Was Van Gogh Actually Murdered?
- First Posted: Oct 17 2011 09:38 AM
- Updated: 1 minute ago
A new book says the facts don't point to Vincent van Gogh taking his own life.
Two American authors say that famed Dutch artist Vincent van Gogh didn't commit suicide, and was instead shot and killed by a neighbour's teenage brother. Steven Naifeh and Gregory White Smith's theory appears in their new book, Van Gogh: The Life, in which they contend that van Gogh had no idea how to use a gun and that there was no gun found near his remains, leading them to conclude that the impressionist couldn't have shot himself in the French town of Auvers-sur-Oise in 1890. The suicide theory has been accepted as fact since van Gogh's death, in which the impoverished, unappreciated, and increasingly mental ill artists allegedly shot himself in the chest with a revolver in a field, then stumbled about a mile to an inn, dying two days later in his brother Theo's arms.

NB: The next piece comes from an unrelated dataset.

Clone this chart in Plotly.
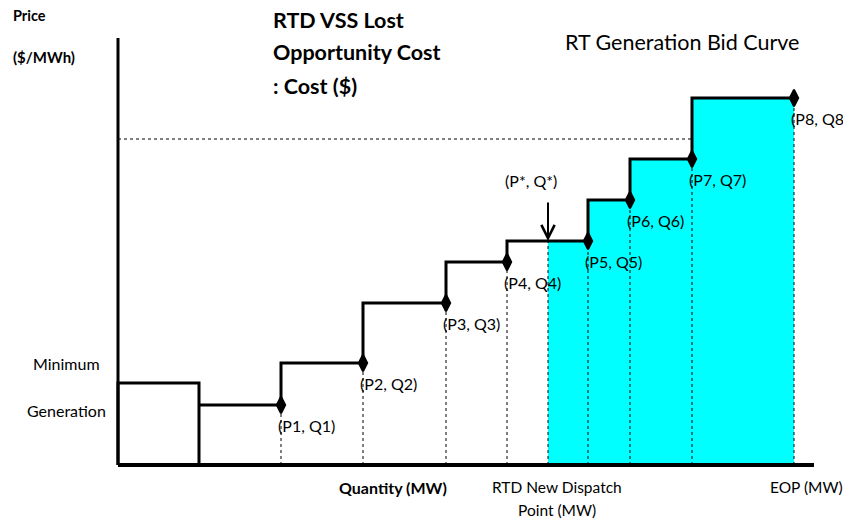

Instead, they say that van Gogh likely got into a confrontation with a teenager who had a history of picking on van Gogh that led to the artist getting fatally wounded. The researchers say van Gogh couldn't have walked that mile if he had shot himself, and that his claims of suicide seemed "half-hearted" at best. Naifeh and Smith contend that the trajectory of the bullet couldn't have occurred had van Gogh shot himself, and that there was no suicide note, something that seems out of sorts for an artists with a long history of correspondence. The Vincent van Gogh Museum in Amsterdam politely disagrees with this interpretation.